>> Begin DATA BLOCK

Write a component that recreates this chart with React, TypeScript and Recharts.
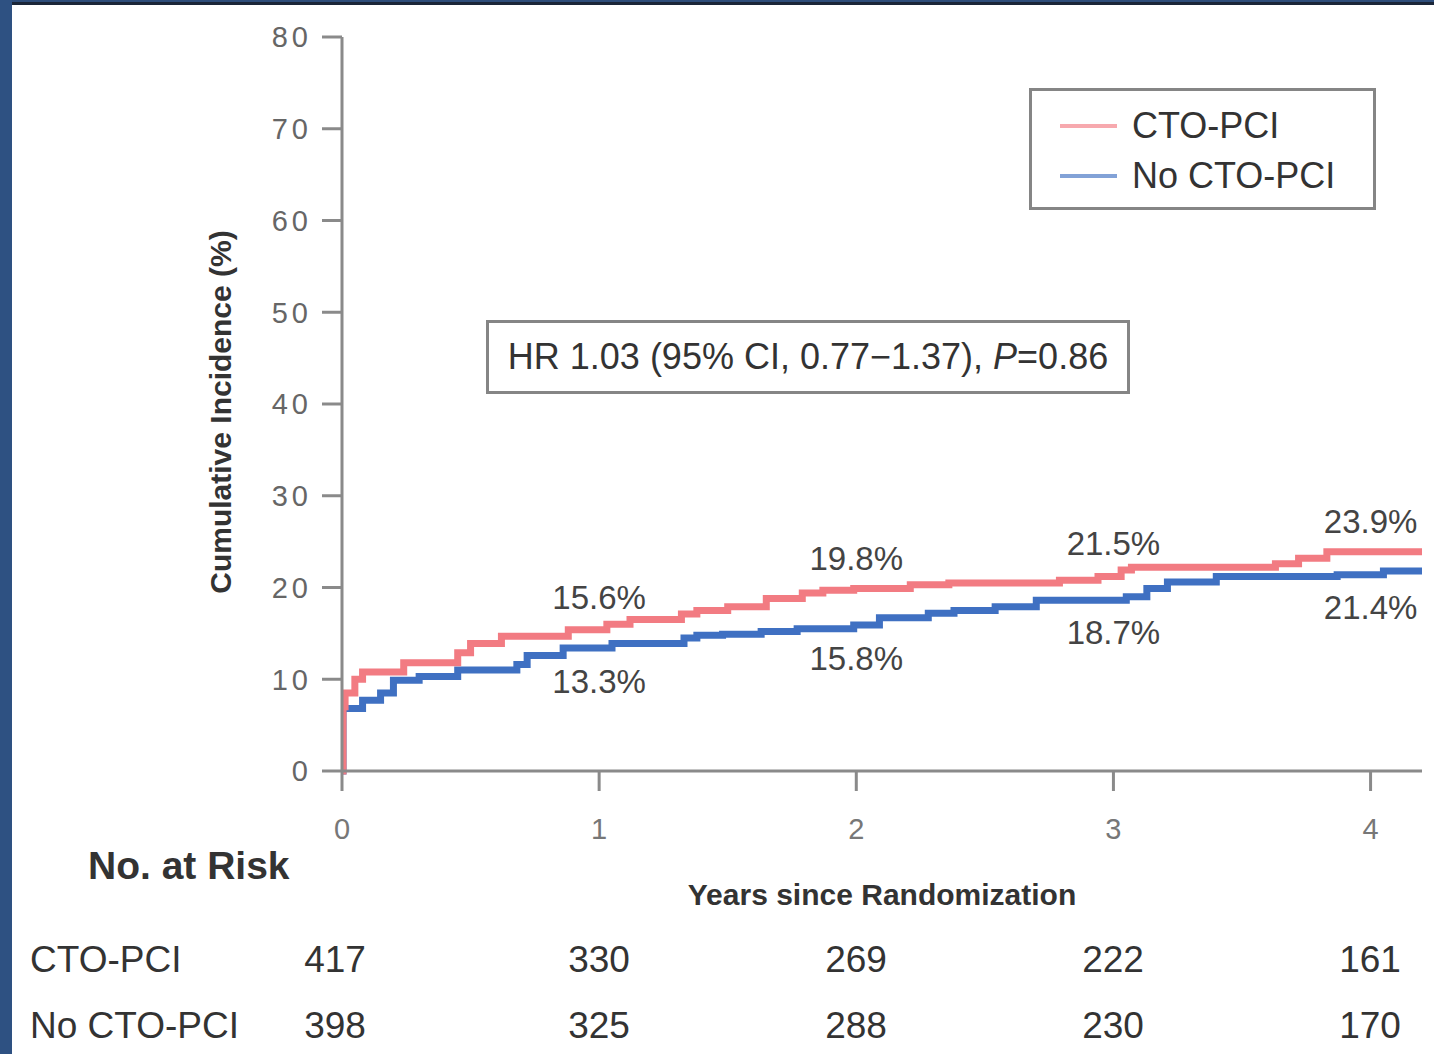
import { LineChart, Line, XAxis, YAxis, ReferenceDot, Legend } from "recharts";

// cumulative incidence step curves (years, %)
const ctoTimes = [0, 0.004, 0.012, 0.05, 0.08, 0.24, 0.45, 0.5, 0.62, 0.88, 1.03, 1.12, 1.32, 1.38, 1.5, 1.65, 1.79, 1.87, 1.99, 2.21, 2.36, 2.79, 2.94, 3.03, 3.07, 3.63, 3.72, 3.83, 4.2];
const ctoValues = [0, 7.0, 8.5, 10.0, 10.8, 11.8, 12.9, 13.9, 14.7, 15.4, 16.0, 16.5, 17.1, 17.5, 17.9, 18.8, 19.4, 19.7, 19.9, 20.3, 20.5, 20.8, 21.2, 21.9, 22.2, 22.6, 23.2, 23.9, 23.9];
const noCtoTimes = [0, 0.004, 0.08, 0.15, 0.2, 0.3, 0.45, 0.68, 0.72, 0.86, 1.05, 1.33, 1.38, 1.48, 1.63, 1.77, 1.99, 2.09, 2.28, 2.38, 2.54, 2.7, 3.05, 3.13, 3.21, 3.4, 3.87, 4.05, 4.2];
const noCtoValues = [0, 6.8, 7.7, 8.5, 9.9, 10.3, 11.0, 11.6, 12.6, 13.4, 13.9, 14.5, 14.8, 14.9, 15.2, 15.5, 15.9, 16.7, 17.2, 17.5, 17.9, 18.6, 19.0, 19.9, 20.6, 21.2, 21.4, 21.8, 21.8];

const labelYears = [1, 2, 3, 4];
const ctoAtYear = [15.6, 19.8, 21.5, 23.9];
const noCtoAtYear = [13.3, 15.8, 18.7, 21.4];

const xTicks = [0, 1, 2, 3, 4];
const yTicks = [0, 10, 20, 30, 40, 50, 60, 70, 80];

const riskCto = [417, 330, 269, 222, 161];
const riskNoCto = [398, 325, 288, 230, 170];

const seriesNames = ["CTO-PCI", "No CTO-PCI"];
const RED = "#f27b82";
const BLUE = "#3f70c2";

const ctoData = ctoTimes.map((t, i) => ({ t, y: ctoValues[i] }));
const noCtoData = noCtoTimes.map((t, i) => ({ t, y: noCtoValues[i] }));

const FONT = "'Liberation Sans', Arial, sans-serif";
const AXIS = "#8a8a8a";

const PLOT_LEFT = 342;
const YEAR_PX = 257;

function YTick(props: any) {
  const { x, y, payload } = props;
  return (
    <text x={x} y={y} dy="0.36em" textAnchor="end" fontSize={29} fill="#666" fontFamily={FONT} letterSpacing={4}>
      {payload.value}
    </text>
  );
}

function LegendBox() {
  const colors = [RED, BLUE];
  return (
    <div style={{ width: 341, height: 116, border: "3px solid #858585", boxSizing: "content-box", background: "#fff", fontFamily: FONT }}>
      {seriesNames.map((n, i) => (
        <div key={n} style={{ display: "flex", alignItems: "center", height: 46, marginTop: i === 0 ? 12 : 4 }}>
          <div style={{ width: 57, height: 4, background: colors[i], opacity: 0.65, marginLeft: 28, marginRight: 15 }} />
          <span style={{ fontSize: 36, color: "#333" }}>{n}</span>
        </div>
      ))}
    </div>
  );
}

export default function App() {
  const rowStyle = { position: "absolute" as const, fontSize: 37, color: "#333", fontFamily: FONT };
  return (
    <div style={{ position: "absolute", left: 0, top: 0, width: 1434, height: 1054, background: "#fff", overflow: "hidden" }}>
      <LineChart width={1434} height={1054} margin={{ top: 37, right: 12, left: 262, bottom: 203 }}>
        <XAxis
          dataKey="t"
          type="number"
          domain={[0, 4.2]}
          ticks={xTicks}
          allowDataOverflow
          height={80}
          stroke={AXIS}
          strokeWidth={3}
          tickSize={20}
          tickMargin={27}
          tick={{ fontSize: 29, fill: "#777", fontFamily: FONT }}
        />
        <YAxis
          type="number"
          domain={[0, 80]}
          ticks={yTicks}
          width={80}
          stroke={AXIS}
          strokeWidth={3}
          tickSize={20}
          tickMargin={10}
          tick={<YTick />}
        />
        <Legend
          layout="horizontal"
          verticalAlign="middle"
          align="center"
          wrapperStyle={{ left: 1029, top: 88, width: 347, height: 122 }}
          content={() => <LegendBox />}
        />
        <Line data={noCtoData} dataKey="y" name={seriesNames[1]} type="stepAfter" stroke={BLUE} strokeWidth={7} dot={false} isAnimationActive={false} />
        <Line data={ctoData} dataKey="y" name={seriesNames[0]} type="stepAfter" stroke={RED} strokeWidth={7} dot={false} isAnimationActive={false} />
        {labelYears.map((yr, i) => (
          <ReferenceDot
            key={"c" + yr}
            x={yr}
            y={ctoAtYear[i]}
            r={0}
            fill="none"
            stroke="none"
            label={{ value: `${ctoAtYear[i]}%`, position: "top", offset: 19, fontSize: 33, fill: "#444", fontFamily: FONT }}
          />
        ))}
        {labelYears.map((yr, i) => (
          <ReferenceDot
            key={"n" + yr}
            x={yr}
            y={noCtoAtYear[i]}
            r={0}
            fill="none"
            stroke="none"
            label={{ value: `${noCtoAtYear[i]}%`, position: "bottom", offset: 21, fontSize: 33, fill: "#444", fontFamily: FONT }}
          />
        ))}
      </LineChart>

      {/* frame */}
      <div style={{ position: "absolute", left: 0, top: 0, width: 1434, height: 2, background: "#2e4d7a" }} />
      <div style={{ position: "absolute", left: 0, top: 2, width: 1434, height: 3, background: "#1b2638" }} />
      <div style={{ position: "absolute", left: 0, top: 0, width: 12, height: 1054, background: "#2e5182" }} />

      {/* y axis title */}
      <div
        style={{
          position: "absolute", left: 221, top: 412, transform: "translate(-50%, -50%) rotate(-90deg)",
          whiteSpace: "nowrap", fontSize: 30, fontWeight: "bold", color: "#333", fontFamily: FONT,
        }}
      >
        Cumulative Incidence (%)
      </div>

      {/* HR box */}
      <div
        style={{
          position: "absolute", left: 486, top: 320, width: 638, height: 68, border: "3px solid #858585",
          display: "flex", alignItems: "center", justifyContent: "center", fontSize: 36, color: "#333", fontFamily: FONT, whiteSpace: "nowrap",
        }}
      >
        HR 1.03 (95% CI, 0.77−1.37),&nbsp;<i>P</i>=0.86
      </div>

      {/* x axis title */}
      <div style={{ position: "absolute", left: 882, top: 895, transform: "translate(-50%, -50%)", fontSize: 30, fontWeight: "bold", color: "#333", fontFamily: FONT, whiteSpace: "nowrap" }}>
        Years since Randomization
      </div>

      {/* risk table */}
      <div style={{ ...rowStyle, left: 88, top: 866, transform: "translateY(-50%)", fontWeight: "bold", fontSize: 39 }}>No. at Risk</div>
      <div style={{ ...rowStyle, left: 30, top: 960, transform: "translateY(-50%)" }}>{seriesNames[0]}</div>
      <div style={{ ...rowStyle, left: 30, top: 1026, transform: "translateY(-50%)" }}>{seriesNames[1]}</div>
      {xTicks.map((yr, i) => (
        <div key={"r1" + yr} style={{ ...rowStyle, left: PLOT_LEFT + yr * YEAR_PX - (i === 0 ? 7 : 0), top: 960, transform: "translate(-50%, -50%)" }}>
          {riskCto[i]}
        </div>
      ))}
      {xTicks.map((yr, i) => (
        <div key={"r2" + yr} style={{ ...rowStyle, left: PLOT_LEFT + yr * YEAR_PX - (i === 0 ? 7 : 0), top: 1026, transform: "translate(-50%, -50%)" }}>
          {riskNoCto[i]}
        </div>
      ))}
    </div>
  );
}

>> End DATA BLOCK

**DIRECTIONS**
Omit the pictures, and quote the material above exactly as given.

**SOLUTION TO THIS PROBLEM**
Write a component that recreates this chart with React, TypeScript and Recharts.
import { LineChart, Line, XAxis, YAxis, ReferenceDot, Legend } from "recharts";

// cumulative incidence step curves (years, %)
const ctoTimes = [0, 0.004, 0.012, 0.05, 0.08, 0.24, 0.45, 0.5, 0.62, 0.88, 1.03, 1.12, 1.32, 1.38, 1.5, 1.65, 1.79, 1.87, 1.99, 2.21, 2.36, 2.79, 2.94, 3.03, 3.07, 3.63, 3.72, 3.83, 4.2];
const ctoValues = [0, 7.0, 8.5, 10.0, 10.8, 11.8, 12.9, 13.9, 14.7, 15.4, 16.0, 16.5, 17.1, 17.5, 17.9, 18.8, 19.4, 19.7, 19.9, 20.3, 20.5, 20.8, 21.2, 21.9, 22.2, 22.6, 23.2, 23.9, 23.9];
const noCtoTimes = [0, 0.004, 0.08, 0.15, 0.2, 0.3, 0.45, 0.68, 0.72, 0.86, 1.05, 1.33, 1.38, 1.48, 1.63, 1.77, 1.99, 2.09, 2.28, 2.38, 2.54, 2.7, 3.05, 3.13, 3.21, 3.4, 3.87, 4.05, 4.2];
const noCtoValues = [0, 6.8, 7.7, 8.5, 9.9, 10.3, 11.0, 11.6, 12.6, 13.4, 13.9, 14.5, 14.8, 14.9, 15.2, 15.5, 15.9, 16.7, 17.2, 17.5, 17.9, 18.6, 19.0, 19.9, 20.6, 21.2, 21.4, 21.8, 21.8];

const labelYears = [1, 2, 3, 4];
const ctoAtYear = [15.6, 19.8, 21.5, 23.9];
const noCtoAtYear = [13.3, 15.8, 18.7, 21.4];

const xTicks = [0, 1, 2, 3, 4];
const yTicks = [0, 10, 20, 30, 40, 50, 60, 70, 80];

const riskCto = [417, 330, 269, 222, 161];
const riskNoCto = [398, 325, 288, 230, 170];

const seriesNames = ["CTO-PCI", "No CTO-PCI"];
const RED = "#f27b82";
const BLUE = "#3f70c2";

const ctoData = ctoTimes.map((t, i) => ({ t, y: ctoValues[i] }));
const noCtoData = noCtoTimes.map((t, i) => ({ t, y: noCtoValues[i] }));

const FONT = "'Liberation Sans', Arial, sans-serif";
const AXIS = "#8a8a8a";

const PLOT_LEFT = 342;
const YEAR_PX = 257;

function YTick(props: any) {
  const { x, y, payload } = props;
  return (
    <text x={x} y={y} dy="0.36em" textAnchor="end" fontSize={29} fill="#666" fontFamily={FONT} letterSpacing={4}>
      {payload.value}
    </text>
  );
}

function LegendBox() {
  const colors = [RED, BLUE];
  return (
    <div style={{ width: 341, height: 116, border: "3px solid #858585", boxSizing: "content-box", background: "#fff", fontFamily: FONT }}>
      {seriesNames.map((n, i) => (
        <div key={n} style={{ display: "flex", alignItems: "center", height: 46, marginTop: i === 0 ? 12 : 4 }}>
          <div style={{ width: 57, height: 4, background: colors[i], opacity: 0.65, marginLeft: 28, marginRight: 15 }} />
          <span style={{ fontSize: 36, color: "#333" }}>{n}</span>
        </div>
      ))}
    </div>
  );
}

export default function App() {
  const rowStyle = { position: "absolute" as const, fontSize: 37, color: "#333", fontFamily: FONT };
  return (
    <div style={{ position: "absolute", left: 0, top: 0, width: 1434, height: 1054, background: "#fff", overflow: "hidden" }}>
      <LineChart width={1434} height={1054} margin={{ top: 37, right: 12, left: 262, bottom: 203 }}>
        <XAxis
          dataKey="t"
          type="number"
          domain={[0, 4.2]}
          ticks={xTicks}
          allowDataOverflow
          height={80}
          stroke={AXIS}
          strokeWidth={3}
          tickSize={20}
          tickMargin={27}
          tick={{ fontSize: 29, fill: "#777", fontFamily: FONT }}
        />
        <YAxis
          type="number"
          domain={[0, 80]}
          ticks={yTicks}
          width={80}
          stroke={AXIS}
          strokeWidth={3}
          tickSize={20}
          tickMargin={10}
          tick={<YTick />}
        />
        <Legend
          layout="horizontal"
          verticalAlign="middle"
          align="center"
          wrapperStyle={{ left: 1029, top: 88, width: 347, height: 122 }}
          content={() => <LegendBox />}
        />
        <Line data={noCtoData} dataKey="y" name={seriesNames[1]} type="stepAfter" stroke={BLUE} strokeWidth={7} dot={false} isAnimationActive={false} />
        <Line data={ctoData} dataKey="y" name={seriesNames[0]} type="stepAfter" stroke={RED} strokeWidth={7} dot={false} isAnimationActive={false} />
        {labelYears.map((yr, i) => (
          <ReferenceDot
            key={"c" + yr}
            x={yr}
            y={ctoAtYear[i]}
            r={0}
            fill="none"
            stroke="none"
            label={{ value: `${ctoAtYear[i]}%`, position: "top", offset: 19, fontSize: 33, fill: "#444", fontFamily: FONT }}
          />
        ))}
        {labelYears.map((yr, i) => (
          <ReferenceDot
            key={"n" + yr}
            x={yr}
            y={noCtoAtYear[i]}
            r={0}
            fill="none"
            stroke="none"
            label={{ value: `${noCtoAtYear[i]}%`, position: "bottom", offset: 21, fontSize: 33, fill: "#444", fontFamily: FONT }}
          />
        ))}
      </LineChart>

      {/* frame */}
      <div style={{ position: "absolute", left: 0, top: 0, width: 1434, height: 2, background: "#2e4d7a" }} />
      <div style={{ position: "absolute", left: 0, top: 2, width: 1434, height: 3, background: "#1b2638" }} />
      <div style={{ position: "absolute", left: 0, top: 0, width: 12, height: 1054, background: "#2e5182" }} />

      {/* y axis title */}
      <div
        style={{
          position: "absolute", left: 221, top: 412, transform: "translate(-50%, -50%) rotate(-90deg)",
          whiteSpace: "nowrap", fontSize: 30, fontWeight: "bold", color: "#333", fontFamily: FONT,
        }}
      >
        Cumulative Incidence (%)
      </div>

      {/* HR box */}
      <div
        style={{
          position: "absolute", left: 486, top: 320, width: 638, height: 68, border: "3px solid #858585",
          display: "flex", alignItems: "center", justifyContent: "center", fontSize: 36, color: "#333", fontFamily: FONT, whiteSpace: "nowrap",
        }}
      >
        HR 1.03 (95% CI, 0.77−1.37),&nbsp;<i>P</i>=0.86
      </div>

      {/* x axis title */}
      <div style={{ position: "absolute", left: 882, top: 895, transform: "translate(-50%, -50%)", fontSize: 30, fontWeight: "bold", color: "#333", fontFamily: FONT, whiteSpace: "nowrap" }}>
        Years since Randomization
      </div>

      {/* risk table */}
      <div style={{ ...rowStyle, left: 88, top: 866, transform: "translateY(-50%)", fontWeight: "bold", fontSize: 39 }}>No. at Risk</div>
      <div style={{ ...rowStyle, left: 30, top: 960, transform: "translateY(-50%)" }}>{seriesNames[0]}</div>
      <div style={{ ...rowStyle, left: 30, top: 1026, transform: "translateY(-50%)" }}>{seriesNames[1]}</div>
      {xTicks.map((yr, i) => (
        <div key={"r1" + yr} style={{ ...rowStyle, left: PLOT_LEFT + yr * YEAR_PX - (i === 0 ? 7 : 0), top: 960, transform: "translate(-50%, -50%)" }}>
          {riskCto[i]}
        </div>
      ))}
      {xTicks.map((yr, i) => (
        <div key={"r2" + yr} style={{ ...rowStyle, left: PLOT_LEFT + yr * YEAR_PX - (i === 0 ? 7 : 0), top: 1026, transform: "translate(-50%, -50%)" }}>
          {riskNoCto[i]}
        </div>
      ))}
    </div>
  );
}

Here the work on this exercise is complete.